- [Written request]:
Starting at the first line of the data, please print exactly those lines through the one that holds "const tickValues = [0, 0.2, 0.4, 0.6, 0.8, 1];", omitting every picture.

━━━ Information provided

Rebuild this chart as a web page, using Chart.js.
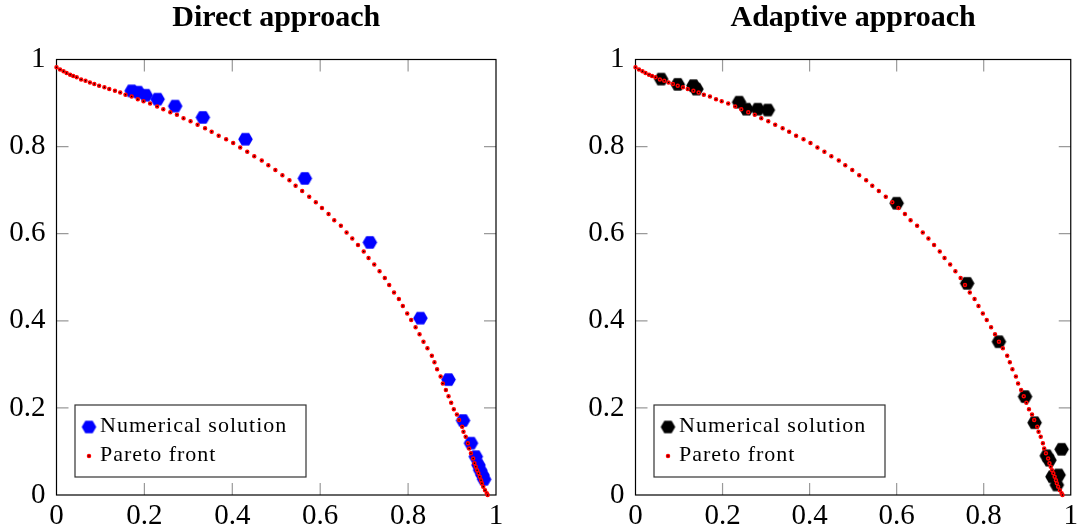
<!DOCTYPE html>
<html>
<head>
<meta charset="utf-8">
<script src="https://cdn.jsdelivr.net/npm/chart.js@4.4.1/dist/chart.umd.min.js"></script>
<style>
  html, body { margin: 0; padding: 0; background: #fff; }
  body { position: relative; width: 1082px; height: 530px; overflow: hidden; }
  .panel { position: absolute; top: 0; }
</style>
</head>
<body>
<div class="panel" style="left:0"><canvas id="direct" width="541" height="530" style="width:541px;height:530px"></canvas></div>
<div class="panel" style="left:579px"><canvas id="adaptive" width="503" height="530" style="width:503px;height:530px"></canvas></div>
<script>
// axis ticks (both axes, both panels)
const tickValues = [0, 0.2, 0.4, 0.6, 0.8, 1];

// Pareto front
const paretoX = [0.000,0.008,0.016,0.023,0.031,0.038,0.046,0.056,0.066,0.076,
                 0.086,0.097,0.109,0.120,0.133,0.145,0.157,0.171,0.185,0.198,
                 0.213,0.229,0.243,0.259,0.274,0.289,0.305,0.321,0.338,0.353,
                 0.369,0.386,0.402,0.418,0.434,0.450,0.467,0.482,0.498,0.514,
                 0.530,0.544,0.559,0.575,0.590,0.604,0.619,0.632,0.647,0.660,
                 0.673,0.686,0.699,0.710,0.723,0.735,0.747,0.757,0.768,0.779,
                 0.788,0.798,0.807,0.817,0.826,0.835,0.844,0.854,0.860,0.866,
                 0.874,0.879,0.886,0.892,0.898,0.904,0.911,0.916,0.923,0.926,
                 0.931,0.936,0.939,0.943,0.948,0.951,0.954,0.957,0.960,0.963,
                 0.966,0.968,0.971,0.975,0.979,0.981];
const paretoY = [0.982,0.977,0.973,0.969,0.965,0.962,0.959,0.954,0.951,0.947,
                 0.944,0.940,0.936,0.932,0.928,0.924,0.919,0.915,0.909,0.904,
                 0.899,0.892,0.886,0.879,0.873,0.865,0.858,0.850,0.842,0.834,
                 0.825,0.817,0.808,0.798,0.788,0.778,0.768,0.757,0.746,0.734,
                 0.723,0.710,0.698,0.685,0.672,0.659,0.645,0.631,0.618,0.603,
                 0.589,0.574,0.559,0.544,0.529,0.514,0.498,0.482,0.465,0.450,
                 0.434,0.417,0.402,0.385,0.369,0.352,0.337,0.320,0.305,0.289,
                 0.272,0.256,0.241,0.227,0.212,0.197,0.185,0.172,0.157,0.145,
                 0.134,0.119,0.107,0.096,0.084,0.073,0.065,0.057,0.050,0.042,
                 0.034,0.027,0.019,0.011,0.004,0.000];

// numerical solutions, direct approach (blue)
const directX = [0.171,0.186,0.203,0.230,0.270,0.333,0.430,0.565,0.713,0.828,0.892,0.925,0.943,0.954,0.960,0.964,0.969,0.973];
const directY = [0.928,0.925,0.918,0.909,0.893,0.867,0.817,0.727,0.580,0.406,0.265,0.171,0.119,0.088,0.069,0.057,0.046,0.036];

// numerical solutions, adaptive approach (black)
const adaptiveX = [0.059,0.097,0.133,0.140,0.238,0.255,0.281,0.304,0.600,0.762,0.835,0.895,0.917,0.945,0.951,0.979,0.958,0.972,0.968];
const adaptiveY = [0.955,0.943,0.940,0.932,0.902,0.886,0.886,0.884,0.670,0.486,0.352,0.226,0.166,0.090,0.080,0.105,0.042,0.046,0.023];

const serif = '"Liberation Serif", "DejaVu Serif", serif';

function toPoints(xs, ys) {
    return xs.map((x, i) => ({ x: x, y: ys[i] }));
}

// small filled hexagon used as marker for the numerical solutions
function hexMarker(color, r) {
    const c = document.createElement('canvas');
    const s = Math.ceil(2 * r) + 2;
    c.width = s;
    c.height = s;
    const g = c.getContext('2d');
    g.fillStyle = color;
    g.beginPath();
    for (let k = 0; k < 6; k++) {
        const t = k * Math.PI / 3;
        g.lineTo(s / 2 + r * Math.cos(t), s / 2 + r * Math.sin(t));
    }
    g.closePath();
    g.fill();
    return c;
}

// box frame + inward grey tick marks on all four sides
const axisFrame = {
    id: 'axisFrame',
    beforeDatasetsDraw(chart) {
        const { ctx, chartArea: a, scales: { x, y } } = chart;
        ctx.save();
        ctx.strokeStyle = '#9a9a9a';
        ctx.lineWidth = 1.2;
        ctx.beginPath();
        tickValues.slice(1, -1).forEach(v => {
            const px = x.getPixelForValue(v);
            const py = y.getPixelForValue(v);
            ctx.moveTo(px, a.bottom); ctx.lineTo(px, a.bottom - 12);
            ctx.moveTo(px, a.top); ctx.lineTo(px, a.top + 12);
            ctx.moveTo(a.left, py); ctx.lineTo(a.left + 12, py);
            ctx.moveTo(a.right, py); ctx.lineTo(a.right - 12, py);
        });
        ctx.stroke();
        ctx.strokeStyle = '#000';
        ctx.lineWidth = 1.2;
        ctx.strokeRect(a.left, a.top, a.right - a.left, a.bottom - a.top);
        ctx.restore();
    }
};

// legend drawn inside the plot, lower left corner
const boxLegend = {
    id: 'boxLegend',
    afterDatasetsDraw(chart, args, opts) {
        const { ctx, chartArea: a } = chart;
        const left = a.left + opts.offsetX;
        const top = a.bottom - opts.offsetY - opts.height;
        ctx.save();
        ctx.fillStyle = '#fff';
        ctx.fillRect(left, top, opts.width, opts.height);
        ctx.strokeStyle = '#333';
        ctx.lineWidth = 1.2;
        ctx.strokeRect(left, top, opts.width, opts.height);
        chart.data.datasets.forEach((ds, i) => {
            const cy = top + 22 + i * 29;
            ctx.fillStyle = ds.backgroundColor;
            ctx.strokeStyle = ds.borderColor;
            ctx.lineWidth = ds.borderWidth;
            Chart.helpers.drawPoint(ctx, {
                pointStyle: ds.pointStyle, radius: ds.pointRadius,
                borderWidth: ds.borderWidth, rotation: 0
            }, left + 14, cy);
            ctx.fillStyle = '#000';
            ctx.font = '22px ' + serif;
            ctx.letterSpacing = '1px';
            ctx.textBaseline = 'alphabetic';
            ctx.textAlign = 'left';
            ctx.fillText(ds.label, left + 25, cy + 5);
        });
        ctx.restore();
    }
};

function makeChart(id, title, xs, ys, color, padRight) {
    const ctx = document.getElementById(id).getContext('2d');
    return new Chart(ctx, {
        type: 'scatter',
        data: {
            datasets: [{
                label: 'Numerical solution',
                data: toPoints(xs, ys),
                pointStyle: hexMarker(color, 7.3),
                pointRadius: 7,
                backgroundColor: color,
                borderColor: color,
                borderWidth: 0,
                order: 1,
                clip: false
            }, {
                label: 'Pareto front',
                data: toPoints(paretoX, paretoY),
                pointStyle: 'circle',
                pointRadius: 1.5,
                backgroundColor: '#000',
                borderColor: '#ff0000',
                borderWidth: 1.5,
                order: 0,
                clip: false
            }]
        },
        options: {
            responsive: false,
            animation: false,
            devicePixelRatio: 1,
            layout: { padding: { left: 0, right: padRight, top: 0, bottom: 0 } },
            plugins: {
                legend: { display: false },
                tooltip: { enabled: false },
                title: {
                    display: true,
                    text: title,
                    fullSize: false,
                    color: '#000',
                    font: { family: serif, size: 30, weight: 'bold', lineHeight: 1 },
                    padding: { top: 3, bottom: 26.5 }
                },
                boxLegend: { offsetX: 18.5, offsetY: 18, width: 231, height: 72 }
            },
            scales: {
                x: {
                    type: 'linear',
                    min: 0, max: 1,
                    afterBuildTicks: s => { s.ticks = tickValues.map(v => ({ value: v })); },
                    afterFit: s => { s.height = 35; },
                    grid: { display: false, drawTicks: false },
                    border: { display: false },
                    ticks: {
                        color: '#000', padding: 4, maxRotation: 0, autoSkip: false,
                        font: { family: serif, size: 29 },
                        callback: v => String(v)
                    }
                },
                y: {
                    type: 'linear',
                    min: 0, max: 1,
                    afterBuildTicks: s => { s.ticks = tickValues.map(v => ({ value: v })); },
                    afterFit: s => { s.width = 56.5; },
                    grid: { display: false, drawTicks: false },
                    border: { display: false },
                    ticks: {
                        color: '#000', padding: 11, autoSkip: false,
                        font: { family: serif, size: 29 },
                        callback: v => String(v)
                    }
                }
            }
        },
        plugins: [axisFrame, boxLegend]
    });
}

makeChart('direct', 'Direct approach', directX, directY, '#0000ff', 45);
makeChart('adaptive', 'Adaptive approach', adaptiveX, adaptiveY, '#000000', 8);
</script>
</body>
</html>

━━━━━━

- [Response to the exercise]:
Rebuild this chart as a web page, using Chart.js.
<!DOCTYPE html>
<html>
<head>
<meta charset="utf-8">
<script src="https://cdn.jsdelivr.net/npm/chart.js@4.4.1/dist/chart.umd.min.js"></script>
<style>
  html, body { margin: 0; padding: 0; background: #fff; }
  body { position: relative; width: 1082px; height: 530px; overflow: hidden; }
  .panel { position: absolute; top: 0; }
</style>
</head>
<body>
<div class="panel" style="left:0"><canvas id="direct" width="541" height="530" style="width:541px;height:530px"></canvas></div>
<div class="panel" style="left:579px"><canvas id="adaptive" width="503" height="530" style="width:503px;height:530px"></canvas></div>
<script>
// axis ticks (both axes, both panels)
const tickValues = [0, 0.2, 0.4, 0.6, 0.8, 1];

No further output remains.